Generative design has been making waves in aerospace and automotive engineering for years, but it hasn’t really imprinted on consumer tech the way you might expect. Engineers use it constantly to shave grams off aircraft components or optimize chassis structures, then someone wraps the results in conventional styling so customers don’t have to think about the math underneath. The benefits stay hidden, buried under smooth surfaces and familiar forms that don’t challenge our expectations about what products should look like. Consumer electronics especially have remained stubbornly traditional in their design language, even as the tools available to create them have become radically more sophisticated.

The Grow headset concept takes the opposite approach and puts the algorithm’s output right out front, turning what’s usually a backend engineering tool into the primary design language. What emerged looks less like consumer electronics and more like something that washed up on a beach after spending years underwater. That skeletal structure with its organic voids and flowing curves comes from letting software iterate through thousands of variations, testing each one against structural requirements until it arrived at these forms that feel simultaneously ancient and futuristic.

Designer: Why Design

The most striking element is obviously that frame. Instead of the typical headband with internal reinforcement hidden under padding, Grow exposes an exoskeleton of flowing, organic voids that look almost coral-like in their distribution. The algorithm determined where material needed to exist based on stress requirements and where it could be removed to save weight, which is exactly how bone structure develops in nature. Every solid section and every void exists because the math said it should be there.

Look beyond the skeletal outer frame and the Grow headset feels like something you’d find in an Apple showroom. Outer shells made from metal, inner earcups made from a diamond woven mesh. It really feels like Ross Lovegrove or Zaha Hadid were given the reins to redesign the AirPods Max. The design looks bony and alien, but still has a level of pristine-ness to it.

The white and light gray colorway emphasizes that bleached bone aesthetic, though the renders in darker tones show how versatile the form actually is. Change the finish and you get something that reads less natural and more alien, which speaks to how much color influences our perception of organic versus synthetic forms. Either way, you’re getting something that looks fundamentally different from every other headphone on the market.

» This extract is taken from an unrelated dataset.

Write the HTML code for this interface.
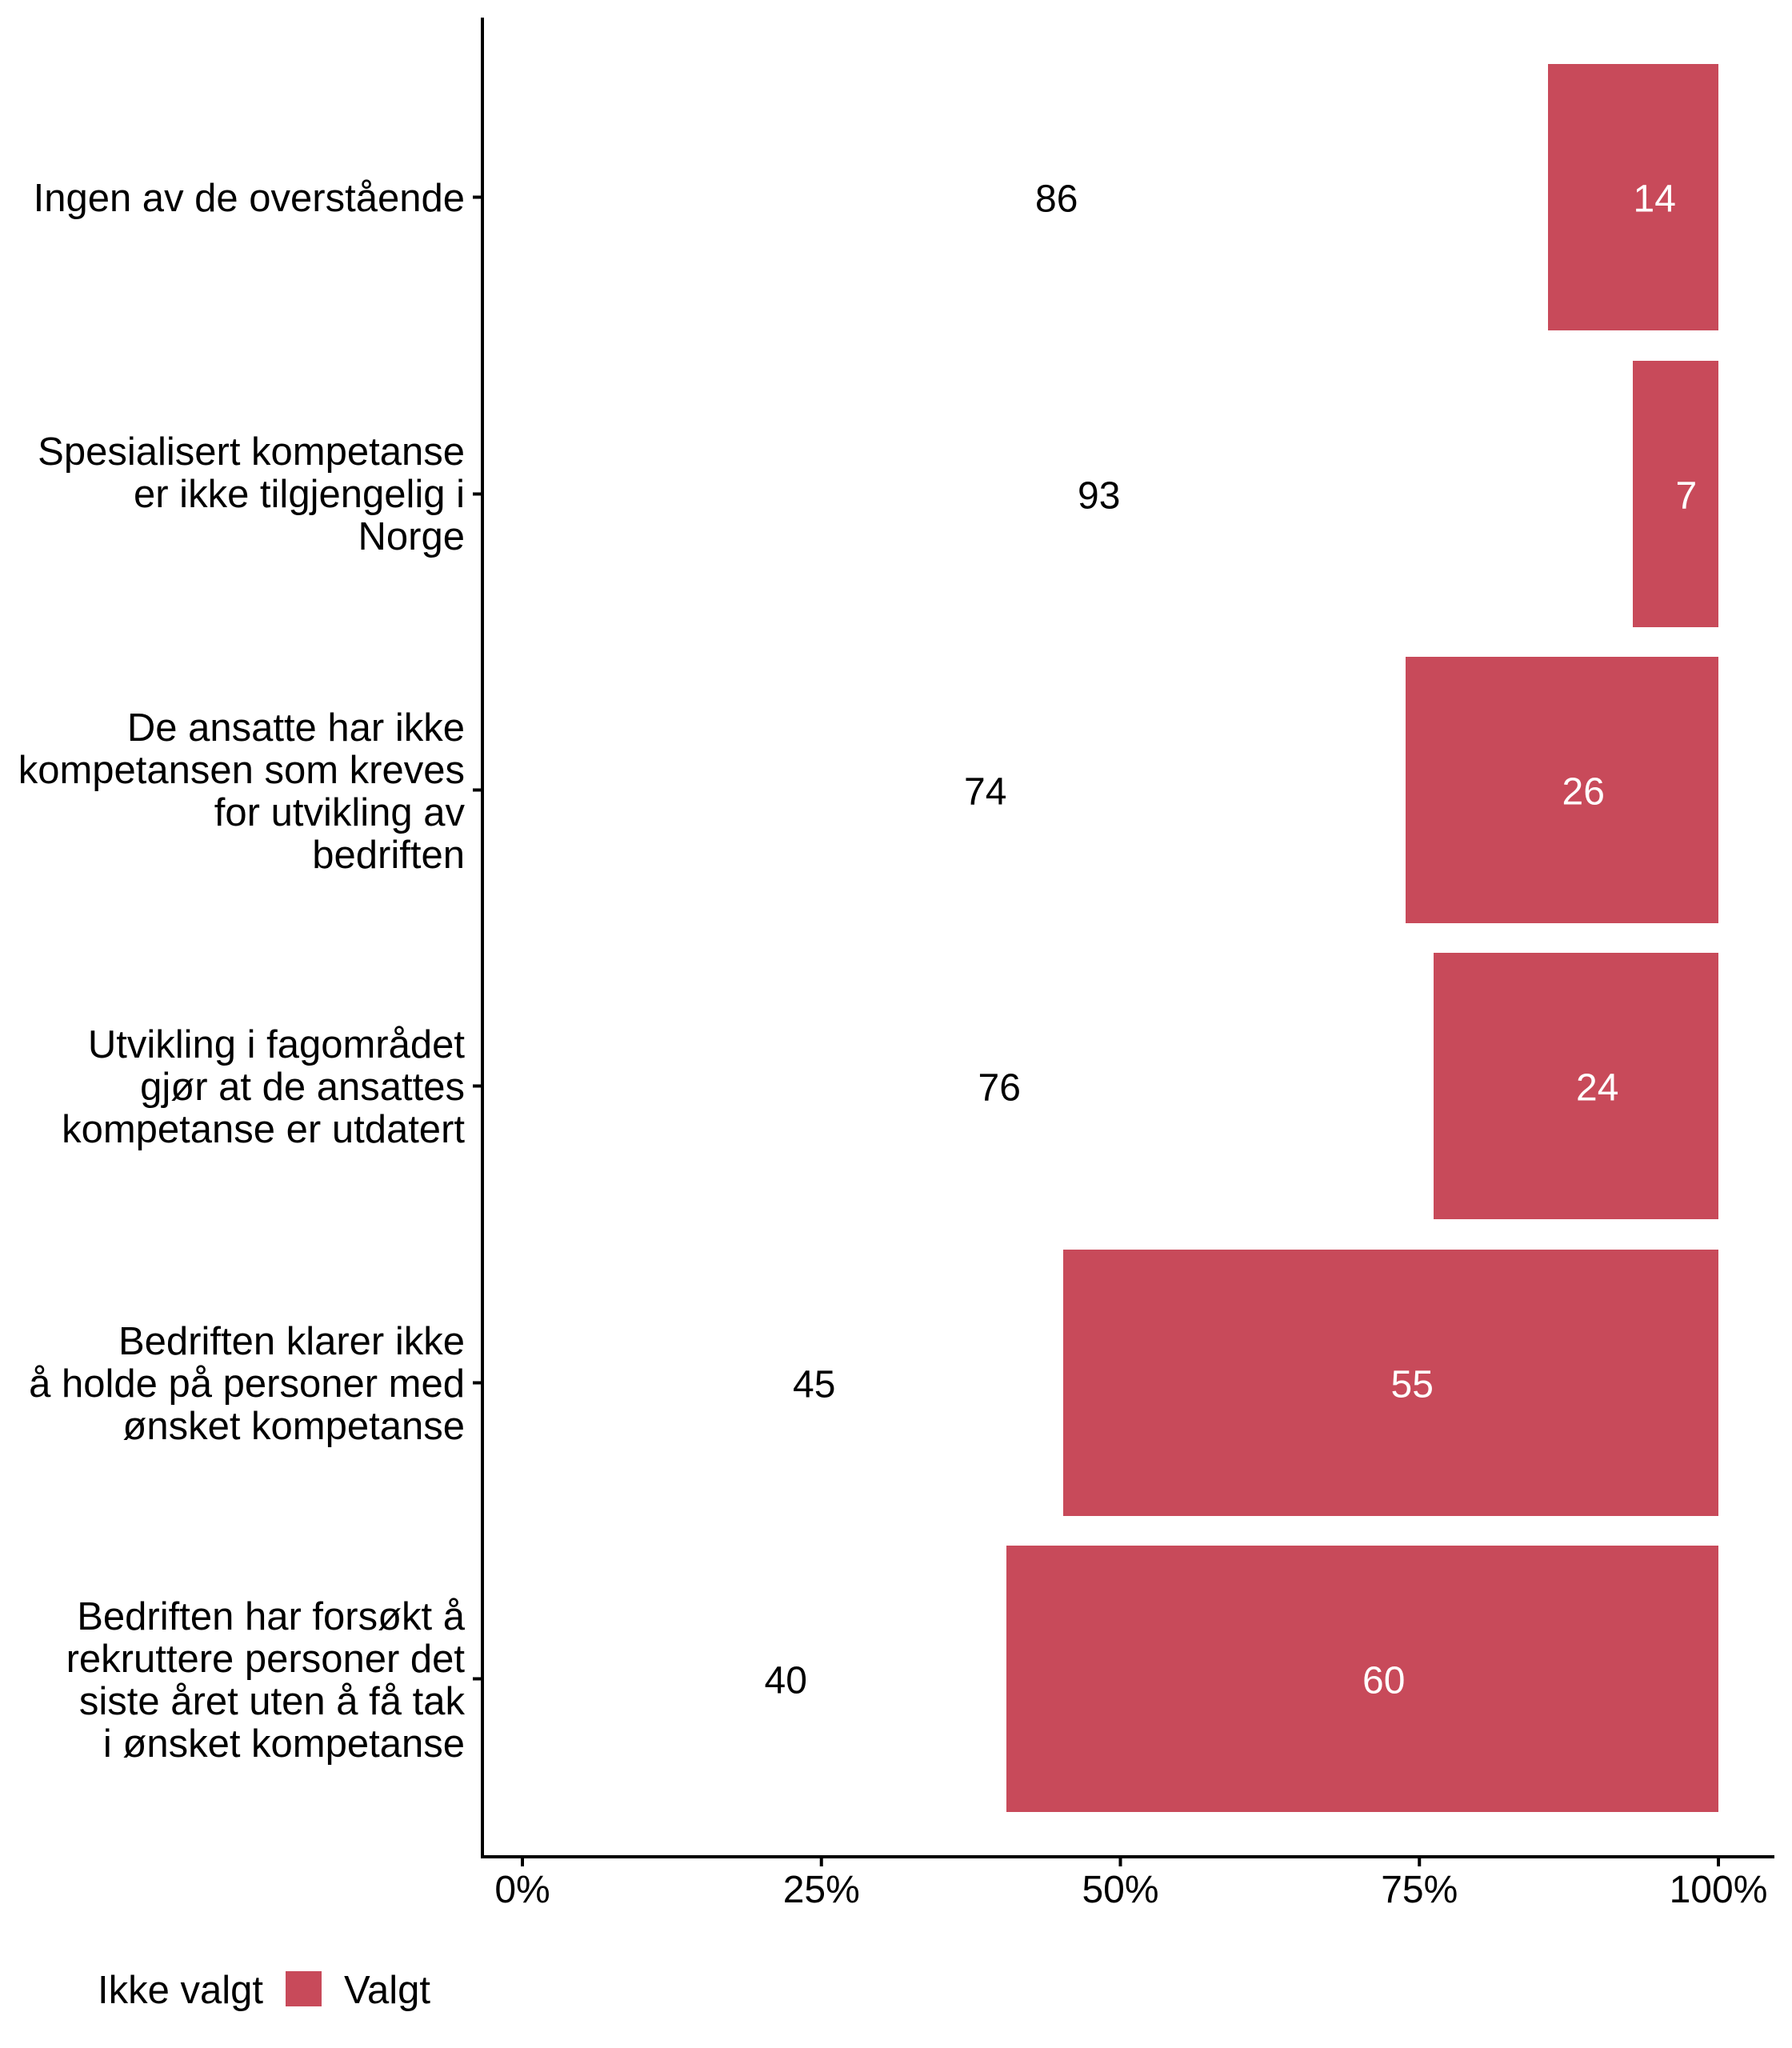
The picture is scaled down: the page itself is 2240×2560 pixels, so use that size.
<!DOCTYPE html>
<html>
<head>
<meta charset="utf-8">
<style>
html,body{margin:0;padding:0;background:#fff;}
svg{display:block;}
text{font-family:"Liberation Sans",Arial,sans-serif;font-size:48px;}
.yl text{font-size:49px;}
.lg{font-size:49px;}
</style>
</head>
<body>
<svg width="2240" height="2560" viewBox="0 0 2240 2560" xmlns="http://www.w3.org/2000/svg">
<rect width="2240" height="2560" fill="#fff"/>
<!-- bars -->
<g fill="#c84a5a">
<rect x="1935" y="80" width="213" height="333"/>
<rect x="2041" y="451" width="107" height="333"/>
<rect x="1757" y="821" width="391" height="333"/>
<rect x="1792" y="1191" width="356" height="333"/>
<rect x="1329" y="1562" width="819" height="333"/>
<rect x="1258" y="1932" width="890" height="333"/>
</g>
<!-- value labels -->
<g fill="#000">
<text x="1294" y="264.5">86</text>
<text x="1347" y="635.5">93</text>
<text x="1205" y="1005.5">74</text>
<text x="1222.5" y="1375.5">76</text>
<text x="991" y="1746.5">45</text>
<text x="955.5" y="2116.5">40</text>
</g>
<g fill="#fff">
<text x="2041.5" y="264.5">14</text>
<text x="2094.5" y="635.5">7</text>
<text x="1952.5" y="1005.5">26</text>
<text x="1970" y="1375.5">24</text>
<text x="1738.5" y="1746.5">55</text>
<text x="1703" y="2116.5">60</text>
</g>
<!-- axes -->
<line x1="603" y1="22" x2="603" y2="2323" stroke="#000" stroke-width="4"/>
<line x1="601" y1="2321" x2="2218" y2="2321" stroke="#000" stroke-width="4"/>
<!-- y ticks -->
<g stroke="#000" stroke-width="4">
<line x1="591" y1="246.5" x2="603" y2="246.5"/>
<line x1="591" y1="617.5" x2="603" y2="617.5"/>
<line x1="591" y1="987.5" x2="603" y2="987.5"/>
<line x1="591" y1="1357.5" x2="603" y2="1357.5"/>
<line x1="591" y1="1728.5" x2="603" y2="1728.5"/>
<line x1="591" y1="2098.5" x2="603" y2="2098.5"/>
<!-- x ticks -->
<line x1="653" y1="2321" x2="653" y2="2333"/>
<line x1="1026.75" y1="2321" x2="1026.75" y2="2333"/>
<line x1="1400.5" y1="2321" x2="1400.5" y2="2333"/>
<line x1="1774.25" y1="2321" x2="1774.25" y2="2333"/>
<line x1="2148" y1="2321" x2="2148" y2="2333"/>
</g>
<!-- x tick labels -->
<g fill="#000" text-anchor="middle">
<text x="653" y="2378">0%</text>
<text x="1026.75" y="2378">25%</text>
<text x="1400.5" y="2378">50%</text>
<text x="1774.25" y="2378">75%</text>
<text x="2148" y="2378">100%</text>
</g>
<!-- y labels -->
<g class="yl" fill="#000" text-anchor="end">
<text x="581" y="264">Ingen av de overstående</text>
<text x="581" y="581">Spesialisert kompetanse</text>
<text x="581" y="634">er ikke tilgjengelig i</text>
<text x="581" y="687">Norge</text>
<text x="581" y="926">De ansatte har ikke</text>
<text x="581" y="979">kompetansen som kreves</text>
<text x="581" y="1032">for utvikling av</text>
<text x="581" y="1085">bedriften</text>
<text x="581" y="1322">Utvikling i fagområdet</text>
<text x="581" y="1375">gjør at de ansattes</text>
<text x="581" y="1428">kompetanse er utdatert</text>
<text x="581" y="1693">Bedriften klarer ikke</text>
<text x="581" y="1746">å holde på personer med</text>
<text x="581" y="1799">ønsket kompetanse</text>
<text x="581" y="2037">Bedriften har forsøkt å</text>
<text x="581" y="2090">rekruttere personer det</text>
<text x="581" y="2143">siste året uten å få tak</text>
<text x="581" y="2196">i ønsket kompetanse</text>
</g>
<!-- legend -->
<text class="lg" x="122" y="2504" fill="#000">Ikke valgt</text>
<rect x="357" y="2464" width="45" height="44" fill="#c84a5a"/>
<text class="lg" x="430" y="2504" fill="#000">Valgt</text>
</svg>
</body>
</html>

What Grow proposes is about as radical as the new transparency trend in tech. Sure, transparency is efficient because it just involves a material-switch from opaque to transparent. Grow’s generative design might require way more material than the minimal tech we see around us, but with the right algorithmic tweaking, these next-gen products could actually be tuned to work better, last longer, or be more comfortable. If you ask me, that’s a design trend worth investigating.